Una reflexión sobre la falacia de la ventana rota y la realidad sobre los impuestos
Por: Andrés Cusme Franco
Frédéric Bastiat, un clásico liberal y miembro de la asamblea francesa, nos invitó a reflexionar sobre la falacia de la ventana rota en su famoso ensayo Ce qu’on voit et ce qu’on ne voit pas (Lo que se ve y lo que no se ve). Su propuesta, escrita hace más de 150 años, sigue tan vigente como entonces. Y el ejemplo más claro son los impuestos.
El relato se inicia cuando un joven arroja un ladrillo hacia la panadería de su barrio y rompe una ventana. El panadero sale inmediatamente, pero el joven ya no estaba. En seguida, un grupo de curiosos se reúne a fuera de la panadería para discutir lo sucedido. Algunos audaces concluyen que esto tiene un lado positivo porque algún comerciante de vidrios obtendrá una ganancia.
¿Cuánto ha de costar un nuevo vidrio?, exclama el agredido. Alguien de la multitud se atreve a sugerir 100 pesos —no parece ser una suma significativa—. El mismo individuo agrega que después de todo, si esta clase de vidrios nunca se rompiesen, ¿qué sentido tendría el negocio de una vidriería?
Las personas reunidas continúan conversando sobre las oportunidades que la ventana rota ofrece a la sociedad. Una vez que el vidriero reciba los 100 pesos, puede gastar en nuevas cosas y, por consecuencia, se genera una cadena con infinitos beneficiados.
La ventana rota también representa un gasto inesperado para el panadero. Ahora debe renunciar al traje nuevo para el que había guardado dinero. Por lo tanto, la ganancia que obtiene el vidriero no es otra cosa que la pérdida del sastre. Esto es lo que claramente no vemos.
Lo mismo sucede con la opinión pública cuando le da legitimidad al pago de una cantidad impositiva por parte del Estado. Es posible pensar que aquella recaudación genera bienestar a la comunidad, dado que lo que se ve es solamente la contribución del dinero y la respuesta del Estado por medio de obras y servicios públicos.
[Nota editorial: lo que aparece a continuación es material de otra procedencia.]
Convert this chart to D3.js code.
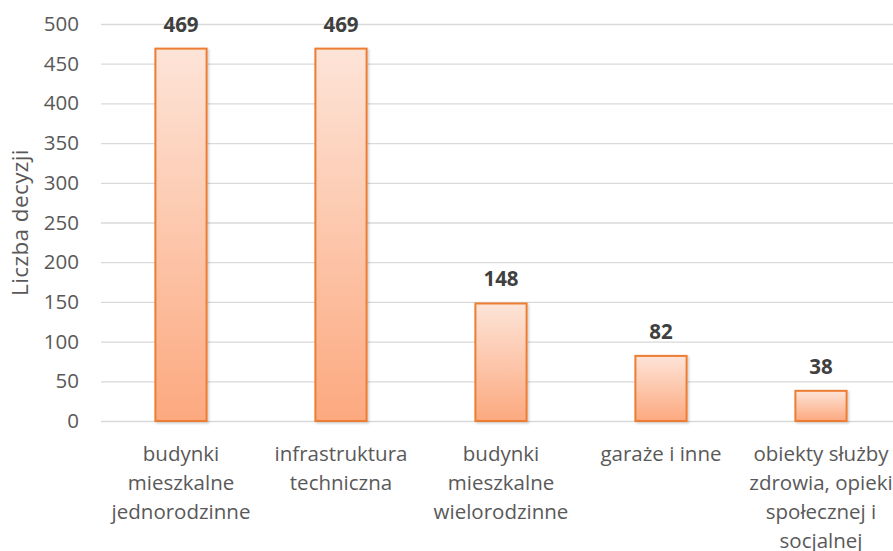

Sin embargo, lo que no se ve es que el dinero que los ciudadanos destinamos a los impuestos nos hace intrínsecamente renunciar a algo que deseamos obtener con ese dinero, y los ecuatorianos somos conscientes de esto.
Uno de los tantos impuestos que los ecuatorianos pagamos es por la salida de divisas. Los consumos mayores a cinco mil dólares gravan una tasa del 5 %. Por lo tanto, quienes deseen utilizar su dinero en el exterior deben entregar parte del mismo al Estado ecuatoriano.
La lista es bastante extensa, pues actualmente en el Ecuador se cobran 31 impuestos. Nueve de ellos son cobrados por los gobiernos seccionales y 12 por el SRI. Cinco son recaudos bajo la figura de “contribuciones solidarias”. Los importadores pagan aranceles y el Fodinfa. Además, existen dos aportaciones que no están catalogadas dentro del grupo inicial: seguridad social y utilidades.
Lo que no se ve es lo que los ciudadanos podrían realizar con ese diferencial económico que estamos obligados a dar al Estado. Algunos querrán un traje nuevo, un vehículo o una casa nueva; no lo sabemos con precisión. Lo que sí sabemos es que los tributos al Estado son costos de oportunidad e implican menor satisfacción para los consumidores.
Los impuestos no crean prosperidad, la destruyen. La libertad de elección es la única capaz de generar acciones libres que creen riqueza, y no se necesita un Estado que planifique todo para este fin. Lo fundamental es el respeto a los derechos individuales: la vida, la propiedad privada y la libertad. Nadie debe verse obligado a renunciar a un traje nuevo por reparar una ventana, porque algún individuo benefactor decidió que era mucho mejor tener una ventana rota.